Russian Prime Minister Vladimir Putin compared the U.S. to a “frightening monster” and urged France to distance itself from its American ally.
“How can one be such a shining example of democracy at home and a frightening monster abroad?” Putin said in an interview with French newspaper Le Monde transmitted live to journalists in Paris yesterday.
Putin, speaking the day after meeting French President Nicolas Sarkozy, said the U.S. was creating “new Berlin Walls” in Europe by pushing the North Atlantic Treaty Organization to expand into ex-Soviet states Georgia and Ukraine.
The Russian prime minister, who passed on the presidency earlier this month to his handpicked successor, Dmitry Medvedev, continues to set the foreign and domestic policy agenda. Under Putin’s eight-year presidency, Russia clashed with the U.S. and the European Union over matters such as NATO expansion and a planned U.S. missile-defense system in eastern Europe.
“France, I hope, will continue to conduct an independent foreign policy,” said Putin, whose interview was embargoed until publication by Le Monde today. “This is in the nature of French people, they don’t want their country tied down, and any French leader will have to respect that.”
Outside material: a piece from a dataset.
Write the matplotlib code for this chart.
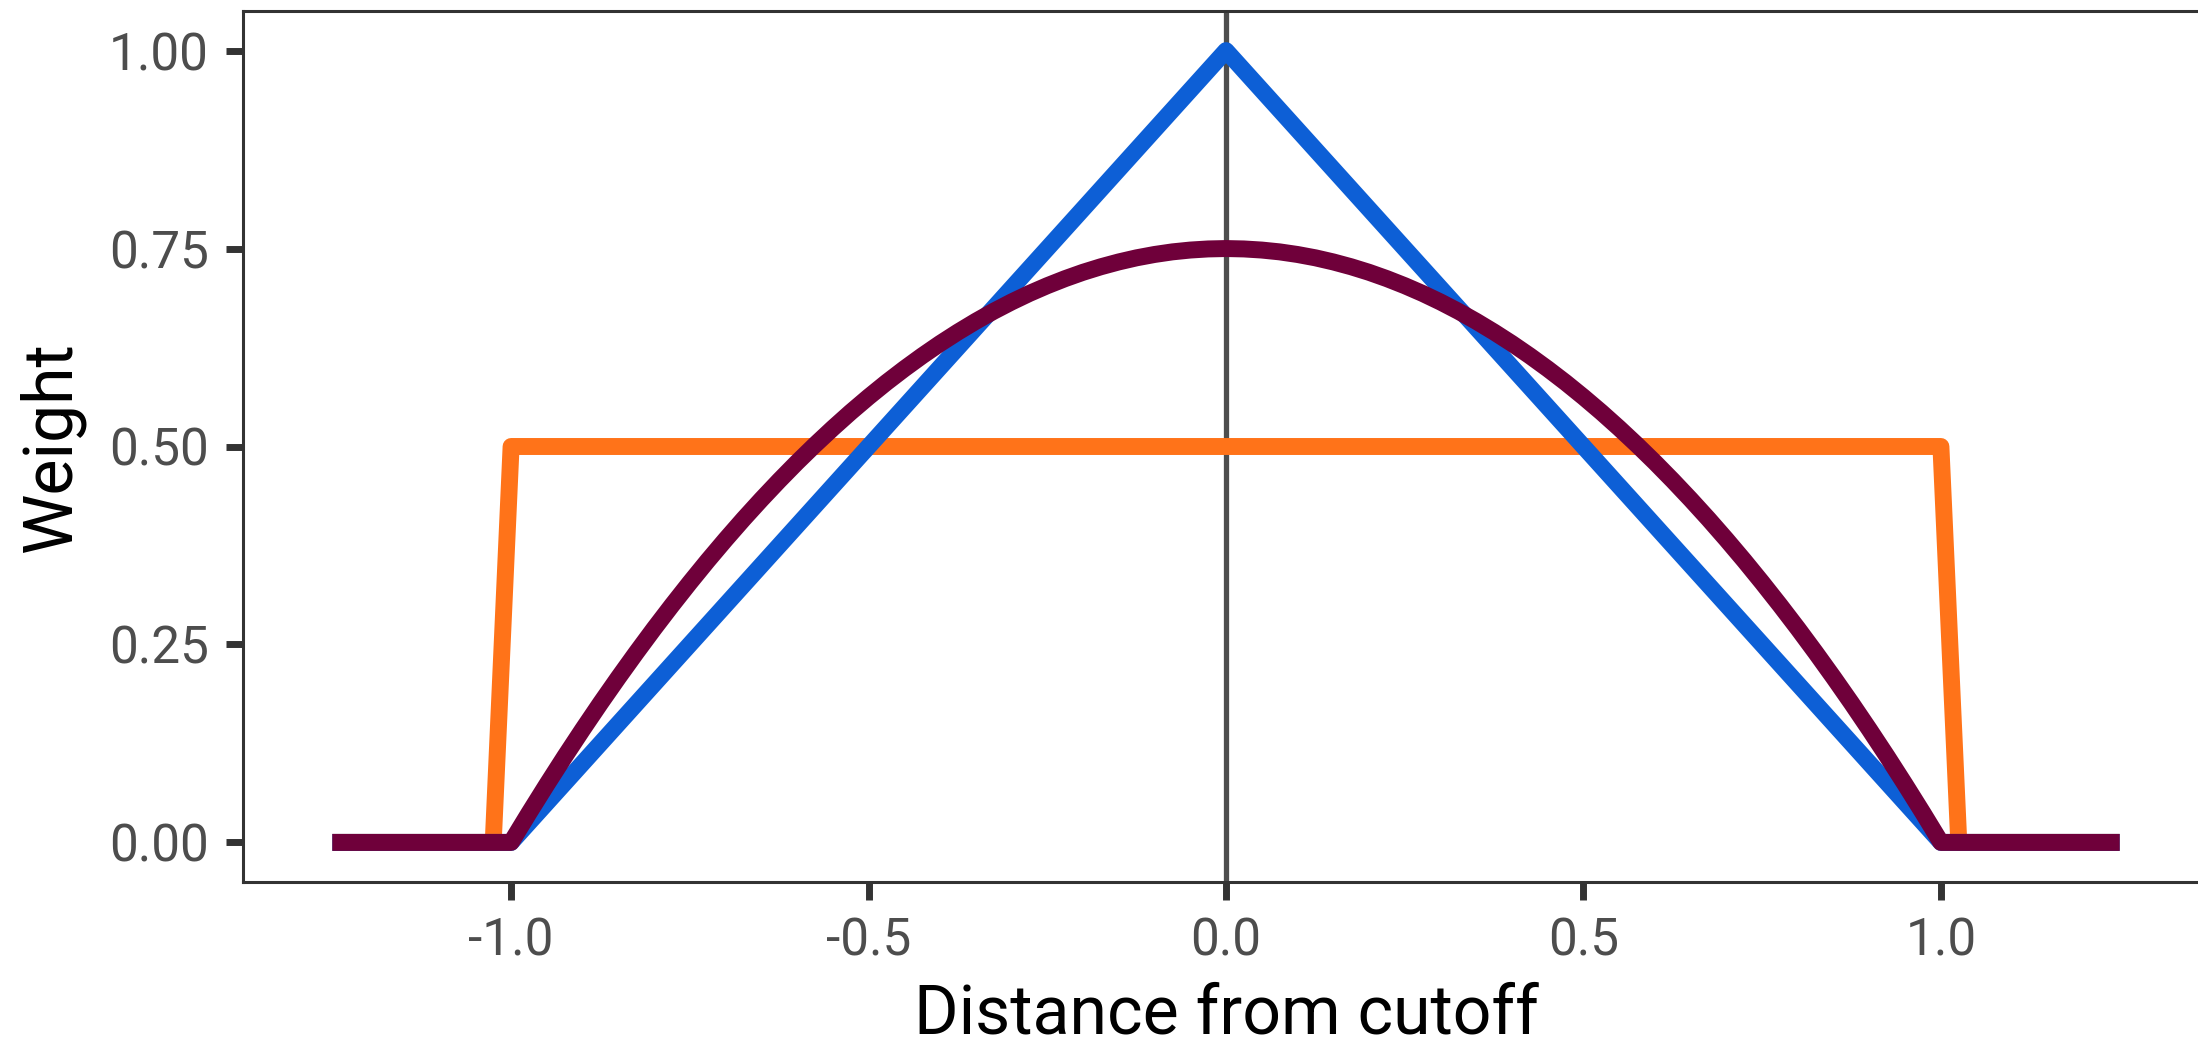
import matplotlib
matplotlib.use("Agg")
import matplotlib.pyplot as plt

plt.rcParams['font.family'] = ['Roboto', 'DejaVu Sans']

# Uniform kernel
uni_x = [-1.25, -1.025, -1.00, 1.00, 1.025, 1.25]
uni_y = [0.0, 0.0, 0.5, 0.5, 0.0, 0.0]

# Triangular kernel
tri_x = [-1.25, -1.00, 0.00, 1.00, 1.25]
tri_y = [0.0, 0.0, 1.0, 0.0, 0.0]

# Epanechnikov kernel
epa_x = [-1.25,
         -1.000, -0.975, -0.950, -0.925, -0.900, -0.875, -0.850, -0.825, -0.800, -0.775,
         -0.750, -0.725, -0.700, -0.675, -0.650, -0.625, -0.600, -0.575, -0.550, -0.525,
         -0.500, -0.475, -0.450, -0.425, -0.400, -0.375, -0.350, -0.325, -0.300, -0.275,
         -0.250, -0.225, -0.200, -0.175, -0.150, -0.125, -0.100, -0.075, -0.050, -0.025,
         0.000,
         0.025, 0.050, 0.075, 0.100, 0.125, 0.150, 0.175, 0.200, 0.225, 0.250,
         0.275, 0.300, 0.325, 0.350, 0.375, 0.400, 0.425, 0.450, 0.475, 0.500,
         0.525, 0.550, 0.575, 0.600, 0.625, 0.650, 0.675, 0.700, 0.725, 0.750,
         0.775, 0.800, 0.825, 0.850, 0.875, 0.900, 0.925, 0.950, 0.975, 1.000,
         1.25]
epa_y = [0.0,
         0.0000, 0.0370, 0.0731, 0.1083, 0.1425, 0.1758, 0.2081, 0.2395, 0.2700, 0.2995,
         0.3281, 0.3558, 0.3825, 0.4083, 0.4331, 0.4570, 0.4800, 0.5020, 0.5231, 0.5433,
         0.5625, 0.5808, 0.5981, 0.6145, 0.6300, 0.6445, 0.6581, 0.6708, 0.6825, 0.6933,
         0.7031, 0.7120, 0.7200, 0.7270, 0.7331, 0.7383, 0.7425, 0.7458, 0.7481, 0.7495,
         0.7500,
         0.7495, 0.7481, 0.7458, 0.7425, 0.7383, 0.7331, 0.7270, 0.7200, 0.7120, 0.7031,
         0.6933, 0.6825, 0.6708, 0.6581, 0.6445, 0.6300, 0.6145, 0.5981, 0.5808, 0.5625,
         0.5433, 0.5231, 0.5020, 0.4800, 0.4570, 0.4331, 0.4083, 0.3825, 0.3558, 0.3281,
         0.2995, 0.2700, 0.2395, 0.2081, 0.1758, 0.1425, 0.1083, 0.0731, 0.0370, 0.0000,
         0.0]

x_ticks = [-1.0, -0.5, 0.0, 0.5, 1.0]
x_labels = ["-1.0", "-0.5", "0.0", "0.5", "1.0"]
y_ticks = [0.00, 0.25, 0.50, 0.75, 1.00]
y_labels = ["0.00", "0.25", "0.50", "0.75", "1.00"]

W, H, DPI = 2198, 1046, 200
fig = plt.figure(figsize=(W / DPI, H / DPI), dpi=DPI)
left, right_px, top_px, bottom_px = 243, 2209, 11, 882
ax = fig.add_axes([left / W, 1 - bottom_px / H, (right_px - left) / W, (bottom_px - top_px) / H])

lw = 6.1
ax.axvline(0, color='#4D4D4D', lw=1.9, zorder=1)
ax.plot(uni_x, uni_y, color='#FF7319', lw=lw, solid_capstyle='butt', solid_joinstyle='round', zorder=2)
ax.plot(tri_x, tri_y, color='#0D5FD6', lw=lw, solid_capstyle='butt', solid_joinstyle='round', zorder=3)
ax.plot(epa_x, epa_y, color='#6F003A', lw=lw, solid_capstyle='butt', solid_joinstyle='round', zorder=4)

ax.set_xlim(-1.375, 1.375)
ax.set_ylim(-0.05, 1.05)
ax.set_xticks(x_ticks)
ax.set_xticklabels(x_labels)
ax.set_yticks(y_ticks)
ax.set_yticklabels(y_labels)

for s in ax.spines.values():
    s.set_color('#333333')
    s.set_linewidth(1.1)

ax.tick_params(axis='both', length=6.3, width=2.5, color='#333333',
               labelcolor='#4D4D4D', labelsize=18.5, pad=6)

ax.set_xlabel("Distance from cutoff", fontsize=24.5, color='black')
ax.xaxis.label.set(ha='center', va='baseline')
ax.xaxis.set_label_coords(0.5, (882 - 1033) / 871)

ax.set_ylabel("Weight", fontsize=24.5, color='black')
ax.yaxis.label.set(ha='center', va='baseline', rotation_mode='anchor')
ax.yaxis.set_label_coords((70 - 243) / (2209 - 243), 0.5)

fig.savefig("out.png", dpi=DPI)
The election of Medvedev, 42, a lawyer who has called for more dialogue between the East and West, has raised hopes of an eventual thaw. Still, Sarkozy decided to meet with Putin, breaking with the tradition of Group of Eight leaders of dealing with Russia at a presidential level, showing the 55-year-old former KGB colonel’s dominant influence.
Under Russia’s constitution, the president is supposed to be solely responsible for foreign policy and has more formal authority than the prime minister, who can be fired by presidential decree and is charged with implementing Kremlin policies.
Putin “remains the pre-eminent power” in Russia, said Michael Emerson, a former EU ambassador to Moscow and an analyst at the Centre for European Policy Studies in Brussels. “The EU has to deal with the people who are there, both of them.”
Putin, who has threatened to point missiles at Ukraine should it host missile bases as a NATO member, said expanding the military alliance deeper into former Soviet territory risked a return to Cold War competition.
“NATO expansion means drawing up new dividing lines in Europe, new Berlin Walls,” he said. “This time we can’t see them, but they’re no less dangerous.”
Putin said Russia sees “military infrastructure coming closer to our borders,” and denounced the U.S. for seeking a “monopoly in world affairs.”
Asked about the division of power between himself and Medvedev, Putin said that his successor had “the final word.”
At the same time, the Russian premier slipped up by referring to himself as the president of Russia. French Prime Minister Francois Fillon at a press conference two days ago mistakenly called Putin the Russian president three times.
Putin’s visit to France — a month before the country assumes the EU’s rotating presidency — came a week before Medvedev meets with German Chancellor Angela Merkel on his first Western European trip as Russia’s head of state.